Chipotle’s Leadership Has A Significant Trust Problem

chipotle
Amid a new foodborne illness outbreak, Chipotle’s leadership, including CEO Brian Niccol, is not only failing to protect all of its customers, it’s failing its brand.
chipotle
Chipotle in Athens, Ga.
Photo: Brian Schulman, Chipotle

Does Chipotle recognize the continuous damage it is doing to its relationship with its customers, investors and the market at large, due to its problematic food safety challenges?

Do investors, the media, consumers or prospective customers feel that Chipotle has discovered why food safety has been an issue, discovered a way to resolve it and have implemented that response strategy, consistently and effectively?

These are rhetorical questions, but right now the answer seems to be a resounding “no” for both. A Chipotle restaurant in Ohio was the cause of more than 500 inquiries related to a possible foodborne illness outbreak among patrons of the reopened restaurant.

Chipotle saw its stock fall nine points on Tuesday as a direct correlation.

Because of its negative perception, Chipotle’s leadership, including new CEO Brian Niccol (started on March 5 of this year) is not only failing to protect all of its customers, it’s failing its brand and continues to look untrustworthy in the eyes of consumers. Moreover, the way its responding isn’t helping things either. The crisis communications are proving inadequate.

The lack of skilled corrective communications and operations process correction means failing crisis management and thus, failing reputation management. The restaurant chain has to regain its poise, realize what’s at stake for the brand, value its relationship with customers, investors and its market.

If it doesn’t happen, the media will continue to act as the watchdog and Chipotle’s business relationships will continue to suffer and the social media mob will fan the flames, causing further destruction to the brand. What should the Chipotle CEO and his leadership team, as well as the corporate board, be doing as a strategic, successful, ethical response?

  • They have to be more assertive in communicating through the media, with poise, remorse, understanding of the pain being caused sick customers, investors and its market and sincerely apologize.

  • They have to reveal a commitment to provide a safe dining experience and what they specifically will do to assure consumers that will happen.

  • They have to be accessible to media follow up, be transparent and forthcoming.

  • They have to expand their thinking on problem solving to improve on what has been shown to remain a critical process and brand weakness.
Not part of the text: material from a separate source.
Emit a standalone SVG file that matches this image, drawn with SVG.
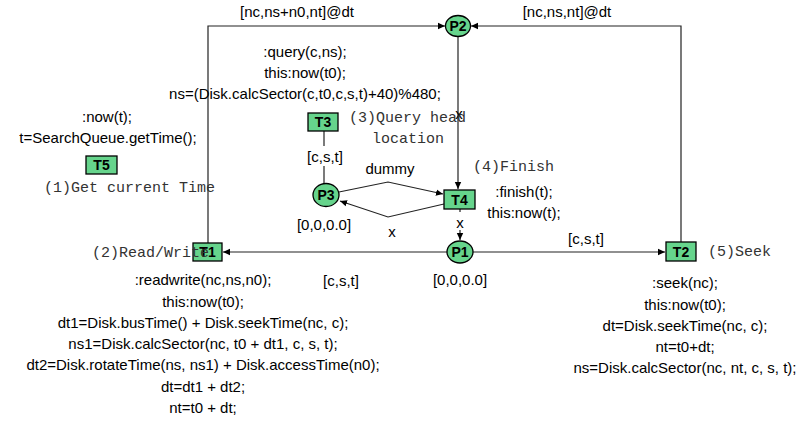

  • The company has to make amends with negatively-impacted consumers and investors in a language that shows deep remorse and commitment to healing a relationship that Chipotle says it values. They need to show business character as well as human character.

  • Then, the company must find answers to its process, implement them, significantly raise standards and meet them, without exception.

Doing the above will exhibit effective crisis communication, work towards successful crisis management and thus, improve leadership reputation.

The spotlight of disappointment and cynicism remains on Chipotle and will remain until leadership shows it cares about its customers and investors like it infers it does. Right now, management, process, crisis communication, crisis management and brand reputation is not an exhibition of competency.

Communication and problems must be solved, short-and-long term.

Chipotle doesn’t just have a food safety issue right now. It has a trust problem.

It’s time to get it right on all those points and communicate and problem solve with competency and excellence.